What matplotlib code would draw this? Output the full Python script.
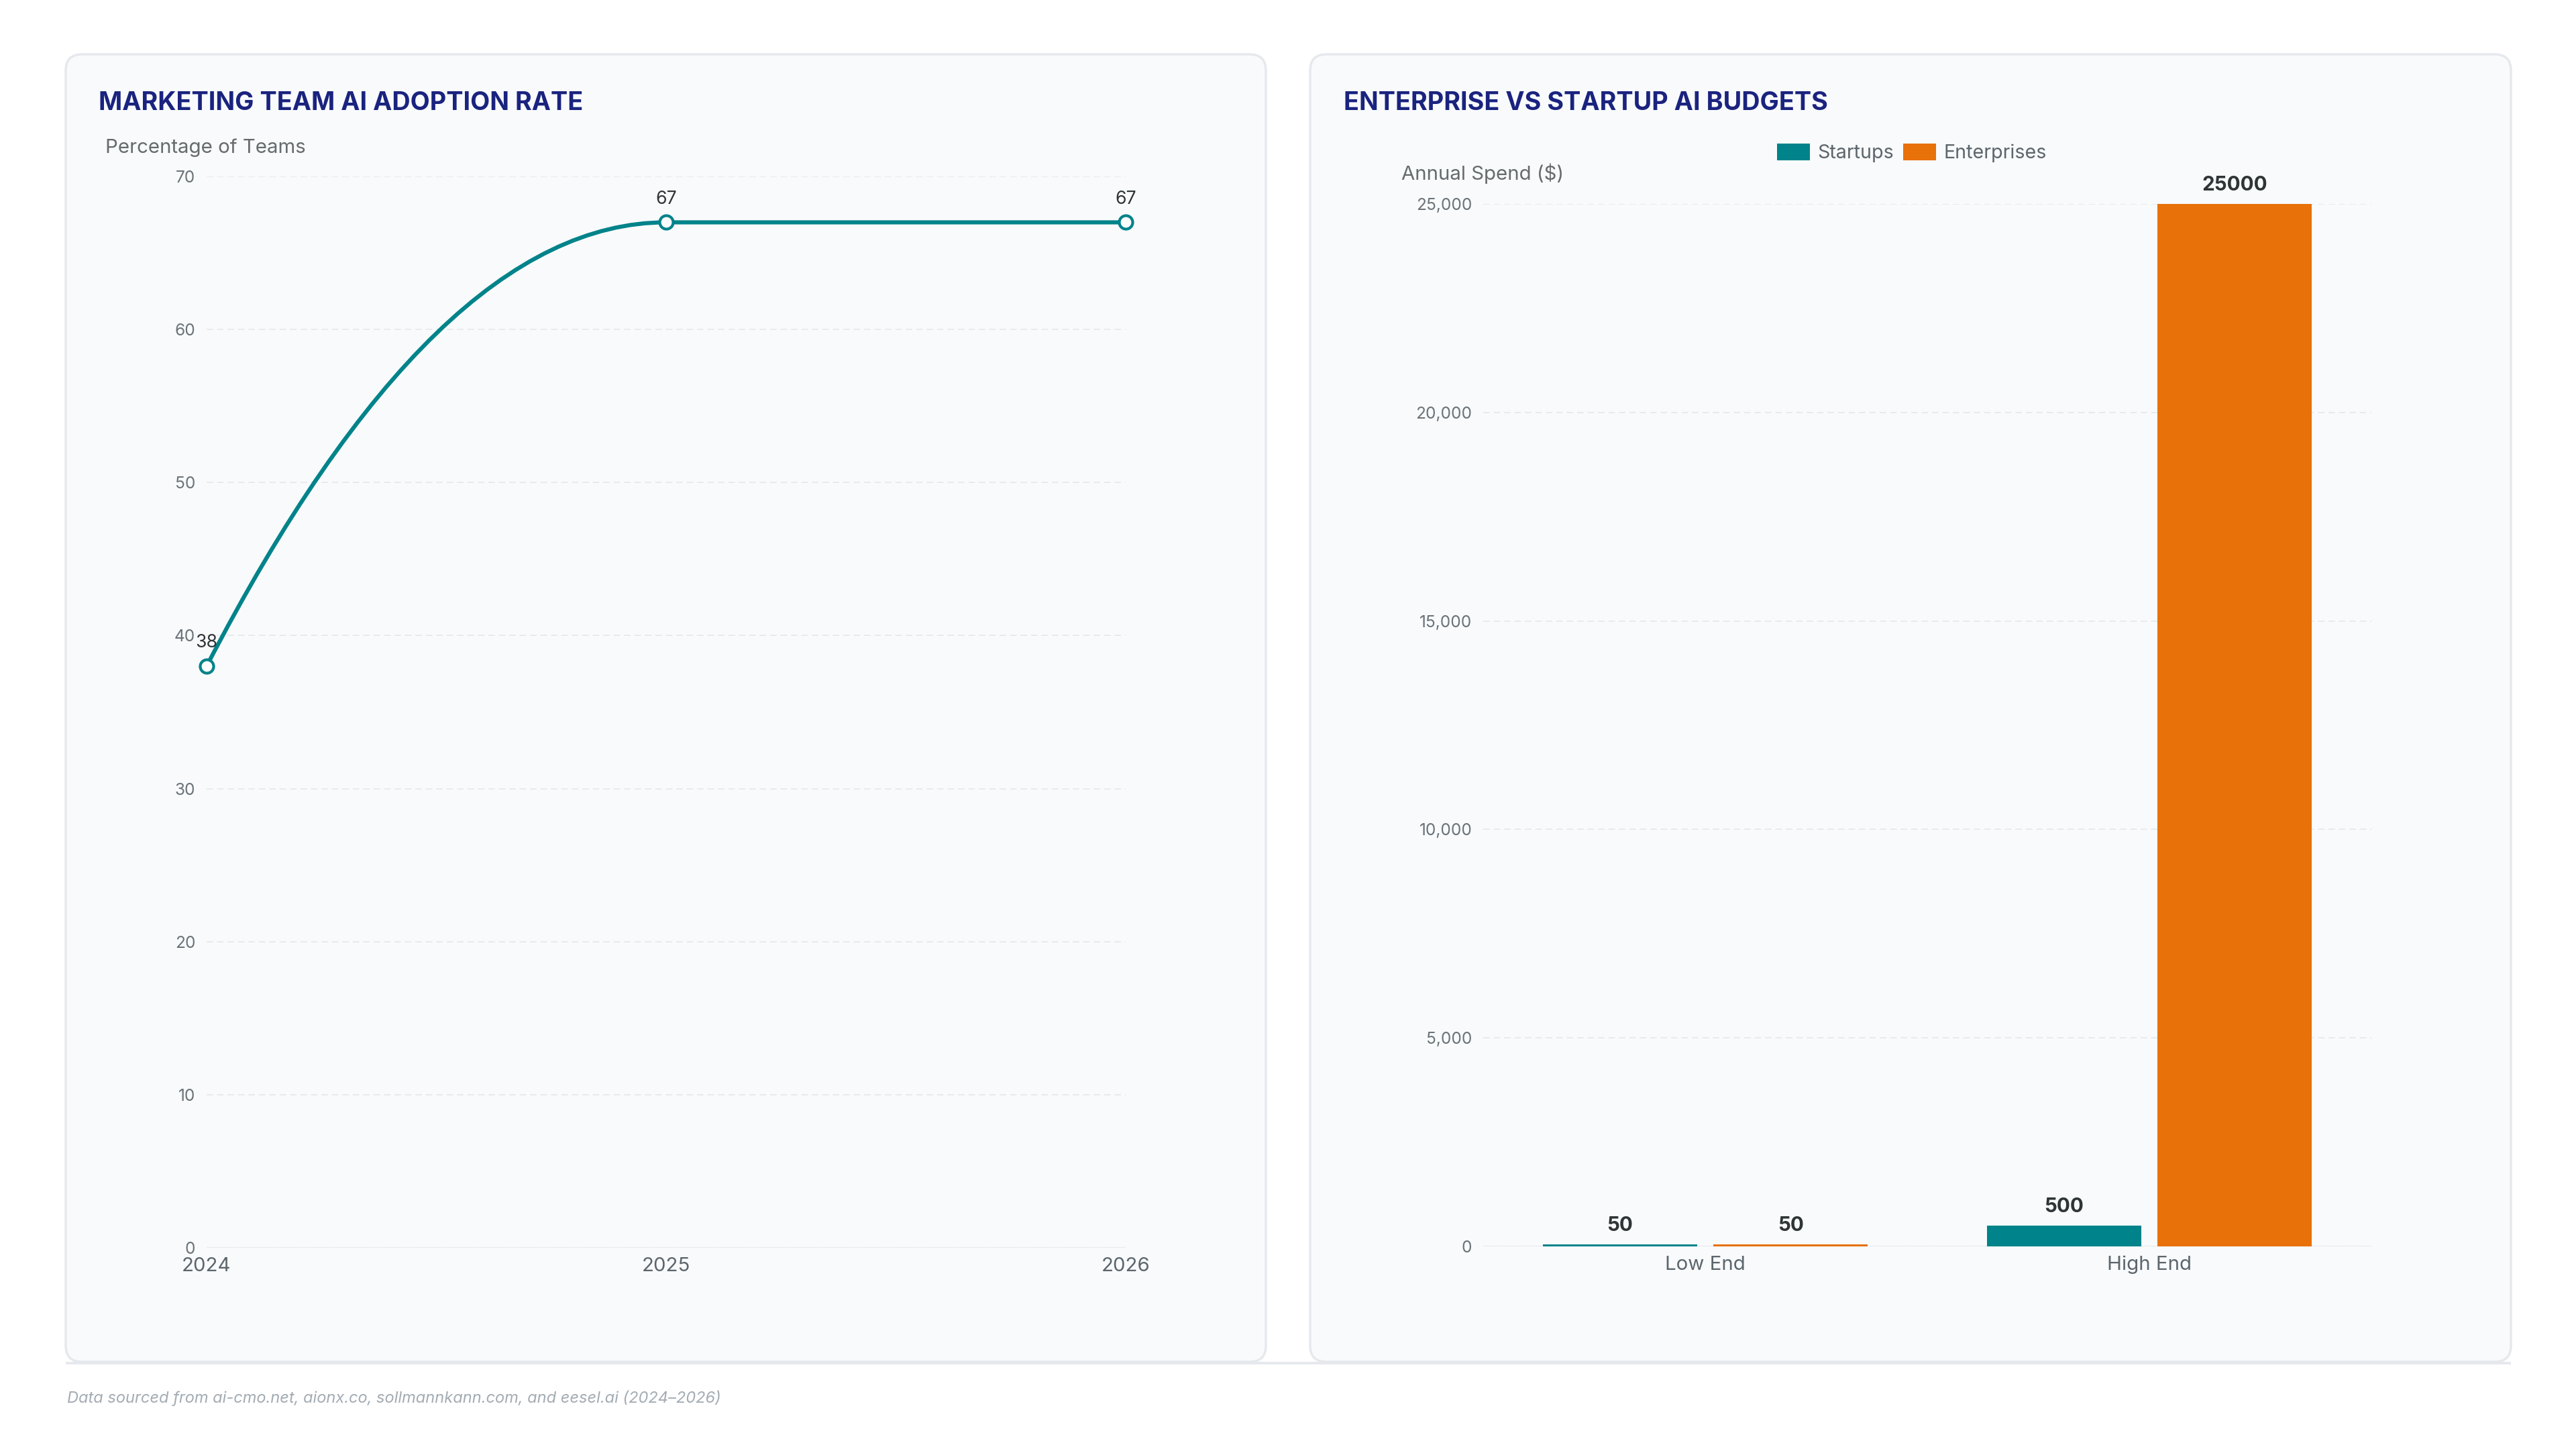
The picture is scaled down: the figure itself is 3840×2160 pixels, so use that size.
import numpy as np
import matplotlib
matplotlib.use("Agg")
import matplotlib.pyplot as plt
from matplotlib.patches import FancyBboxPatch, PathPatch
from matplotlib.path import Path
from matplotlib.ticker import StrMethodFormatter

plt.rcParams['font.family'] = ['Inter', 'DejaVu Sans']

# Data
years = [2024, 2025, 2026]
adoption = [38, 67, 67]

tiers = ['Low End', 'High End']
startups = [50, 500]
enterprises = [50, 25000]

footnote = "Data sourced from ai-cmo.net, aionx.co, sollmannkann.com, and eesel.ai (2024\u20132026)"

# Colours
TEAL = '#00838a'
ORANGE = '#e8710a'
NAVY = '#1a237e'
PANEL = '#f8fafc'
BORDER = '#e5e8ec'
GRID = '#e8ebee'
TICK = '#6b7378'
LABEL = '#2f3436'

W, H = 3840, 2160
fig = plt.figure(figsize=(19.2, 10.8), dpi=200)
fig.patch.set_facecolor('white')

# background layer in pixel units for the cards and free text
bg = fig.add_axes([0, 0, 1, 1], zorder=0)
bg.set_xlim(0, W)
bg.set_ylim(H, 0)
bg.axis('off')

for x0, x1 in [(98, 1887), (1953, 3743)]:
    bg.add_patch(FancyBboxPatch((x0, 81), x1 - x0, 2030 - 81,
                                boxstyle="round,pad=0,rounding_size=24",
                                facecolor=PANEL, edgecolor=BORDER, linewidth=1.2))
bg.plot([98, 3743], [2032, 2032], color=BORDER, lw=1.4, solid_capstyle='butt')

bg.text(147, 154, 'MARKETING TEAM AI ADOPTION RATE', fontsize=13.6, fontweight='bold',
        color=NAVY, ha='left', va='center')
bg.text(2003, 154, 'ENTERPRISE VS STARTUP AI BUDGETS', fontsize=13.6, fontweight='bold',
        color=NAVY, ha='left', va='center')
bg.text(157, 220, 'Percentage of Teams', fontsize=10.6, color='#666b6e', ha='left', va='center')
bg.text(2089, 259, 'Annual Spend ($)', fontsize=10.6, color='#666b6e', ha='left', va='center')
bg.text(100, 2084, footnote, fontsize=8.5, style='italic', color='#a3acb3', ha='left', va='center')


def style_axes(ax):
    ax.patch.set_visible(False)
    for s in ax.spines.values():
        s.set_visible(False)
    ax.tick_params(axis='both', length=0)
    ax.tick_params(axis='y', labelsize=8.8, labelcolor=TICK, pad=6)
    ax.tick_params(axis='x', labelsize=10.6, labelcolor='#5c666c', pad=5)
    ax.yaxis.grid(True, color=GRID, linestyle=(0, (5, 3)), linewidth=0.7)
    ax.set_axisbelow(True)
    ax.axhline(0, color=BORDER, linewidth=0.9, zorder=1)


# Left chart: adoption line
ax1 = fig.add_axes([308 / W, 1 - 1860 / H, 1370 / W, (1860 - 263) / H], zorder=1)
style_axes(ax1)
ax1.set_xlim(years[0], years[-1])
ax1.set_ylim(0, 70)
ax1.set_yticks(range(0, 71, 10))
ax1.set_xticks(years)
ax1.set_xticklabels([str(y) for y in years])

# monotone-style smooth curve as cubic bezier segments
xs = np.array(years, dtype=float)
ys = np.array(adoption, dtype=float)
d = np.diff(ys) / np.diff(xs)
m = np.zeros(len(xs))
for i in range(1, len(xs) - 1):
    m[i] = 0 if d[i - 1] * d[i] <= 0 else (d[i - 1] + d[i]) / 2
m[0] = 2 * d[0] - m[1]
m[-1] = 2 * d[-1] - m[-2]
verts = [(xs[0], ys[0])]
codes = [Path.MOVETO]
for i in range(len(xs) - 1):
    h = xs[i + 1] - xs[i]
    verts += [(xs[i] + h / 3, ys[i] + m[i] * h / 3),
              (xs[i + 1] - h / 3, ys[i + 1] - m[i + 1] * h / 3),
              (xs[i + 1], ys[i + 1])]
    codes += [Path.CURVE4] * 3
ax1.add_patch(PathPatch(Path(verts, codes), facecolor='none', edgecolor=TEAL,
                        linewidth=2.2, zorder=3, clip_on=False))
ax1.plot(years, adoption, linestyle='none', marker='o', markersize=7.2,
         markerfacecolor='white', markeredgecolor=TEAL, markeredgewidth=1.5,
         zorder=4, clip_on=False)
for x, y in zip(years, adoption):
    ax1.annotate(str(y), (x, y), xytext=(0, 12.5), textcoords='offset points',
                 ha='center', va='center', fontsize=9.6, color=LABEL, zorder=5)

# Right chart: grouped bars
ax2 = fig.add_axes([2211 / W, 1 - 1858 / H, 1324 / W, (1858 - 304) / H], zorder=1)
style_axes(ax2)
pos = np.arange(len(tiers))
bw = 0.348
off = 0.192
b1 = ax2.bar(pos - off, startups, width=bw, color=TEAL, label='Startups', zorder=2)
b2 = ax2.bar(pos + off, enterprises, width=bw, color=ORANGE, label='Enterprises', zorder=2)
ax2.set_xlim(-0.5, 1.5)
ax2.set_ylim(0, 25000)
ax2.set_yticks(range(0, 25001, 5000))
ax2.yaxis.set_major_formatter(StrMethodFormatter('{x:,.0f}'))
ax2.set_xticks(pos)
ax2.set_xticklabels(tiers)
for bars in (b1, b2):
    for rect in bars:
        v = rect.get_height()
        ax2.annotate(f'{v:.0f}', (rect.get_x() + rect.get_width() / 2, v),
                     xytext=(0, 10), textcoords='offset points', ha='center',
                     va='center', fontsize=10.7, fontweight='bold', color=LABEL,
                     zorder=5, annotation_clip=False)

ax2.legend(loc='center', bbox_to_anchor=(2850 / W, 1 - 228 / H), bbox_transform=fig.transFigure,
           ncol=2, frameon=False, fontsize=10.3, labelcolor='#5c666c',
           handlelength=1.7, handleheight=1.0, handletextpad=0.4, columnspacing=0.5)

fig.savefig('out.png', dpi=200, facecolor='white')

□ □ □ □ □ □ □

Your goal => Reproduce verbatim the lines above, from the line with "The picture is" through the line with "enterprises = [50, 25000]".

Response =>
The picture is scaled down: the figure itself is 3840×2160 pixels, so use that size.
import numpy as np
import matplotlib
matplotlib.use("Agg")
import matplotlib.pyplot as plt
from matplotlib.patches import FancyBboxPatch, PathPatch
from matplotlib.path import Path
from matplotlib.ticker import StrMethodFormatter

plt.rcParams['font.family'] = ['Inter', 'DejaVu Sans']

# Data
years = [2024, 2025, 2026]
adoption = [38, 67, 67]

tiers = ['Low End', 'High End']
startups = [50, 500]
enterprises = [50, 25000]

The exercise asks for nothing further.